Cada vez con más frecuencia alguien me dice que quiere dejar la ciudad y mudarse a un entorno más tranquilo. Yo mismo me he descubierto varias veces diciéndolo y otras tantas intentándolo.
La última explicación que me dieron a este fenómeno no es la que más me convence, pero tiene su interés. Del mismo modo que personas oriundas de países con un alto nivel de vida deciden pasar sus últimos años en España buscando vivir con más holgura que en sus países de origen, nosotros vemos en el campo la oportunidad de tener más calidad de vida, pudiendo hacer muchas más cosas con menos dinero, de lo que resultaría una vida más sosegada, más humana.
En cualquier caso, hay múltiples razones, según me van diciendo, que empujan a la gente a querer vivir en núcleos más pequeños. El motivo más común en mi entorno es el de poder educar a los hijos alejados de las grandes ciudades, en un entorno natural, en el que todavía la modernidad no ha devastado totalmente la vida social.
Otros simplemente quieren estar en contacto con la naturaleza, porque se ha perdido hasta tal punto el vínculo con el origen de lo que vestimos, lo que comemos y lo que usamos, que en ellos crece la nostalgia de volver a los orígenes.
Tampoco eso de vivir en colmenas levantadas a tantos metros del suelo es una solución muy humana que digamos. Creo no equivocarme si digo que a la inmensa mayoría nos gusta pisar tierra firme.
No obstante, mi teoría es que todos estos motivos esconden uno todavía más importante que habita en el subconsciente de las personas y que, de tan oculto, la mayoría de las veces no llega a verbalizarse: en el campo las personas no se tratan como desconocidos.
Uno saluda a la gente que se cruza por la calle, tenga trato con ella o no. Conoce el nombre del carnicero y el problema que ha tenido su hijo en la gran ciudad. Sabe cuál es la comida favorita de Juan, vecino suyo, aunque nunca hayan compartido mesa y mantel. Sufre con la enfermedad de María, la hija de Mercedes, y así con todos.
En los núcleos pequeños se conoce la historia de las personas con quienes se convive, cómo eran sus padres, si eran amigos o si vivieron alguna aventura en su juventud. Aun cuando faltan, es difícil borrar el recuerdo de los mayores. Es como si todavía anduvieran por la calle escondidos en el cuerpo de sus hijos.

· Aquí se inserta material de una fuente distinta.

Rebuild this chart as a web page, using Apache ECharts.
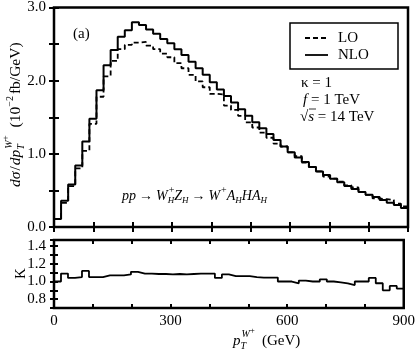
<!DOCTYPE html>
<html>
<head>
<meta charset="utf-8">
<script src="https://cdn.jsdelivr.net/npm/echarts@6/dist/echarts.min.js"></script>
<style>
  html, body { margin: 0; padding: 0; background: #fff; }
  #chart { width: 418px; height: 356px; }
</style>
</head>
<body>
<div id="chart"></div>
<script>
// histogram bins of 18 GeV from 0 to 900 GeV
const BIN_GEV = 18;

// d sigma / d pT (10^-2 fb/GeV)
const NLO = [
    0.11, 0.36, 0.58, 0.84, 1.17, 1.48, 1.87, 2.21, 2.42, 2.60,
    2.69, 2.80, 2.76, 2.70, 2.64, 2.57, 2.51, 2.43, 2.35, 2.26,
    2.17, 2.08, 1.98, 1.88, 1.79, 1.70, 1.61, 1.52, 1.43, 1.35,
    1.27, 1.19, 1.10, 1.02, 0.95, 0.89, 0.82, 0.76, 0.71, 0.66,
    0.61, 0.56, 0.52, 0.48, 0.44, 0.41, 0.37, 0.33, 0.30, 0.26,
];
const LO = [
    0.11, 0.33, 0.56, 0.80, 1.04, 1.41, 1.78, 2.06, 2.27, 2.43,
    2.49, 2.52, 2.53, 2.48, 2.43, 2.37, 2.32, 2.24, 2.17, 2.08,
    1.99, 1.91, 1.82, 1.81, 1.66, 1.60, 1.52, 1.43, 1.36, 1.29,
    1.22, 1.14, 1.10, 1.02, 0.97, 0.88, 0.82, 0.76, 0.69, 0.66,
    0.62, 0.57, 0.54, 0.48, 0.44, 0.39, 0.38, 0.37, 0.32, 0.28,
];
// K factor panel
const K = [
    1.00, 1.09, 1.04, 1.05, 1.12, 1.05, 1.05, 1.07, 1.07, 1.07,
    1.08, 1.11, 1.09, 1.09, 1.085, 1.085, 1.08, 1.085, 1.08, 1.085,
    1.09, 1.09, 1.09, 1.04, 1.08, 1.06, 1.06, 1.06, 1.05, 1.045,
    1.045, 1.045, 1.00, 1.00, 0.98, 1.01, 1.00, 1.00, 1.025, 1.00,
    0.99, 0.98, 0.96, 1.00, 1.00, 1.04, 0.98, 0.90, 0.95, 0.92,
];

const X_LABELS = [0, 300, 600, 900];
const Y_LABELS = [0, 1, 2, 3];
const K_LABELS = [0.8, 1.0, 1.2, 1.4];
const LEGEND = ["LO", "NLO"];

const SERIF = '"Liberation Serif", "DejaVu Serif", serif';

// bin edges -> step points, last edge repeats the last value
function hist(vals) {
    const pts = vals.map((v, i) => [i * BIN_GEV, v]);
    pts.push([vals.length * BIN_GEV, vals[vals.length - 1]]);
    return pts;
}

// text pieces laid out along a baseline (sub/superscripts)
const _ctx = document.createElement("canvas").getContext("2d");
function font_of(size, italic) {
    return (italic ? "italic " : "") + size + "px " + SERIF;
}
function run(parts, x, y, rotation, base) {
    let cx = 0;
    const children = [];
    for (const p of parts) {
        if (p.gap) { cx += p.gap; continue; }
        const size = p.size || base || 15;
        children.push({
            type: "text",
            x: cx + (p.dx || 0),
            y: p.dy || 0,
            style: {
                text: p.t,
                font: font_of(size, p.it),
                fill: "#000",
                align: "left",
                verticalAlign: "middle",
            },
        });
        _ctx.font = font_of(size, p.it);
        if (!p.keep) cx += _ctx.measureText(p.t).width + (p.dx || 0);
    }
    return { type: "group", x, y, rotation: rotation || 0, children };
}

const axis_font = { fontFamily: SERIF, fontSize: 15, color: "#000" };
const tick = (len) => ({ inside: true, length: len, lineStyle: { color: "#000", width: 2 } });

function x_axis(grid, pos, labels) {
    return {
        type: "value", gridIndex: grid, position: pos, min: 0, max: 900, interval: 100,
        axisLine: { show: false }, splitLine: { show: false },
        axisTick: tick(grid === 0 ? 5 : 4),
        axisLabel: labels
            ? { ...axis_font, margin: 6, formatter: (v) => (X_LABELS.includes(v) ? String(v) : "") }
            : { show: false },
    };
}

// legend box drawn by hand: dashed LO, solid NLO
function legend_box(x, y) {
    const items = [];
    items.push({
        type: "rect", shape: { x, y, width: 108, height: 46 },
        style: { fill: "#fff", stroke: "#000", lineWidth: 1.5 }, z: 10,
    });
    LEGEND.forEach((name, i) => {
        const ly = y + 15 + i * 17;
        items.push({
            type: "line", shape: { x1: x + 15, y1: ly, x2: x + 38, y2: ly }, z: 11,
            style: { stroke: "#000", lineWidth: 1.8, lineDash: i === 0 ? [5, 3] : null },
        });
        items.push({
            type: "text", x: x + 48, y: ly, z: 11,
            style: { text: name, font: font_of(15), fill: "#000", verticalAlign: "middle" },
        });
    });
    return items;
}

const chart = echarts.init(document.getElementById("chart"), null, { renderer: "canvas" });

chart.setOption({
    animation: false,
    backgroundColor: "#fff",
    grid: [
        { left: 54, right: 10, top: 4, height: 223, show: true, borderColor: "#000", borderWidth: 2.5 },
        { left: 54, right: 10, top: 240, height: 68, show: true, borderColor: "#000", borderWidth: 2.5 },
    ],
    xAxis: [x_axis(0, "bottom", false), x_axis(0, "top", false), x_axis(1, "bottom", true), x_axis(1, "top", false)],
    yAxis: [
        {
            type: "value", gridIndex: 0, position: "left", min: 0, max: 3, interval: 0.5,
            axisLine: { show: false }, splitLine: { show: false }, axisTick: tick(5),
            axisLabel: { ...axis_font, margin: 8, formatter: (v) => (Y_LABELS.includes(v) ? v.toFixed(1) : "") },
        },
        {
            type: "value", gridIndex: 0, position: "right", min: 0, max: 3, interval: 0.5,
            axisLine: { show: false }, splitLine: { show: false }, axisTick: tick(5), axisLabel: { show: false },
        },
        {
            type: "value", gridIndex: 1, position: "left", min: 0.7, max: 1.47, interval: 0.1,
            axisLine: { show: false }, splitLine: { show: false }, axisTick: tick(4),
            axisLabel: {
                ...axis_font, margin: 8,
                formatter: (v) => {
                    const r = Math.round(v * 10) / 10;
                    return K_LABELS.some((k) => Math.abs(k - r) < 1e-6) && Math.abs(v - r) < 1e-6 ? r.toFixed(1) : "";
                },
            },
        },
        {
            type: "value", gridIndex: 1, position: "right", min: 0.7, max: 1.47, interval: 0.1,
            axisLine: { show: false }, splitLine: { show: false }, axisTick: tick(4), axisLabel: { show: false },
        },
    ],
    series: [
        {
            name: "LO", type: "line", step: "end", xAxisIndex: 0, yAxisIndex: 0,
            data: hist(LO), showSymbol: false, symbol: "none", color: "#000",
            lineStyle: { color: "#000", width: 1.8, type: [5, 3] },
        },
        {
            name: "NLO", type: "line", step: "end", xAxisIndex: 0, yAxisIndex: 0,
            data: hist(NLO), showSymbol: false, symbol: "none", color: "#000",
            lineStyle: { color: "#000", width: 2 },
        },
        {
            name: "K", type: "line", step: "end", xAxisIndex: 2, yAxisIndex: 2,
            data: hist(K), showSymbol: false, symbol: "none", color: "#000",
            lineStyle: { color: "#000", width: 1.8 },
        },
    ],
    graphic: [
        ...legend_box(290, 23),
        run([{ t: "(a)" }], 73, 34),
        run([{ t: "κ = 1" }], 301, 83),
        run([{ t: "f", it: true }, { t: " = 1 TeV" }], 303, 100),
        run([{ t: "√" }, { t: "s", it: true }, { t: " = 14 TeV" }], 300, 117),
        {
            type: "line", shape: { x1: 309, y1: 109, x2: 316, y2: 109 },
            style: { stroke: "#000", lineWidth: 0.8 },
        },
        run([
            { t: "pp", it: true }, { gap: 3 }, { t: "→" }, { gap: 3 },
            { t: "W", it: true }, { t: "+", size: 10, dy: -6, dx: 1, keep: true }, { t: "H", size: 9, it: true, dy: 5 },
            { t: "Z", it: true }, { t: "H", size: 9, it: true, dy: 5 }, { gap: 3 },
            { t: "→" }, { gap: 3 },
            { t: "W", it: true }, { t: "+", size: 10, dy: -6, dx: 1 },
            { t: "A", it: true }, { t: "H", size: 9, it: true, dy: 5 },
            { t: "H", it: true },
            { t: "A", it: true }, { t: "H", size: 9, it: true, dy: 5 },
        ], 122, 196, 0, 14),
        // y title, reads bottom to top
        run([
            { t: "dσ", it: true }, { gap: 1 }, { t: "/" }, { gap: 1 }, { t: "dp", it: true },
            { t: "T", size: 10, it: true, dy: 5, keep: true },
            { t: "W", size: 10, it: true, dy: -7, dx: 1 }, { t: "+", size: 9, dy: -10 },
            { gap: 8 },
            { t: "(10" }, { t: "−2", size: 10, dy: -6 }, { gap: 2 }, { t: "fb/GeV)" },
        ], 16, 187, Math.PI / 2, 15.5),
        run([{ t: "K" }], 21, 279, Math.PI / 2),
        // x title
        run([
            { t: "p", it: true },
            { t: "T", size: 10, it: true, dy: 5, keep: true },
            { t: "W", size: 10, it: true, dy: -7, dx: 1 }, { t: "+", size: 9, dy: -10 },
            { gap: 7 }, { t: "(GeV)" },
        ], 233, 341),
    ],
});
</script>
</body>
</html>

Esa es, a mi entender, la razón de peso para querer huir del «mundanal ruido», en feliz y lograda expresión de Fray Luis de León. Anhelamos un trato que se ajuste más a nuestra naturaleza. Nos encantaría que nos trataran como conocidos, que el vecino no sólo nos reconociera, sino que nos conociera, y que la dependienta de la tienda de comestibles nos llamara por nuestro nombre y se acordara de nuestras preferencias. Tenemos nostalgia (¡bendita nostalgia!) de cuando la gente se trataba con cariño en la plaza. Y digo nostalgia porque, aunque no en nuestras propias carnes, lo hemos vivido cuando hemos crecido contemplando y admirando a nuestros abuelos.
Con qué cordialidad trataban a los tenderos, con qué respeto a los desconocidos, con qué cariño a los vecinos. Y con qué amor les devolvían el trato tenderos, desconocidos y vecinos.
Y para eso, no hace falta dejar la ciudad. Si bien es cierto que lejos de ella todo ayuda a que el trato sea más cordial, es justo decir que podemos y debemos empezar a ponerlo en práctica en la ciudad. No vaya a ser que decidamos irnos de golpe todos al campo y lo acabemos convirtiendo en un lugar frío, inhóspito, lleno de desconocidos y sin ningún trato con el prójimo. Eso ya lo tenemos en la ciudad.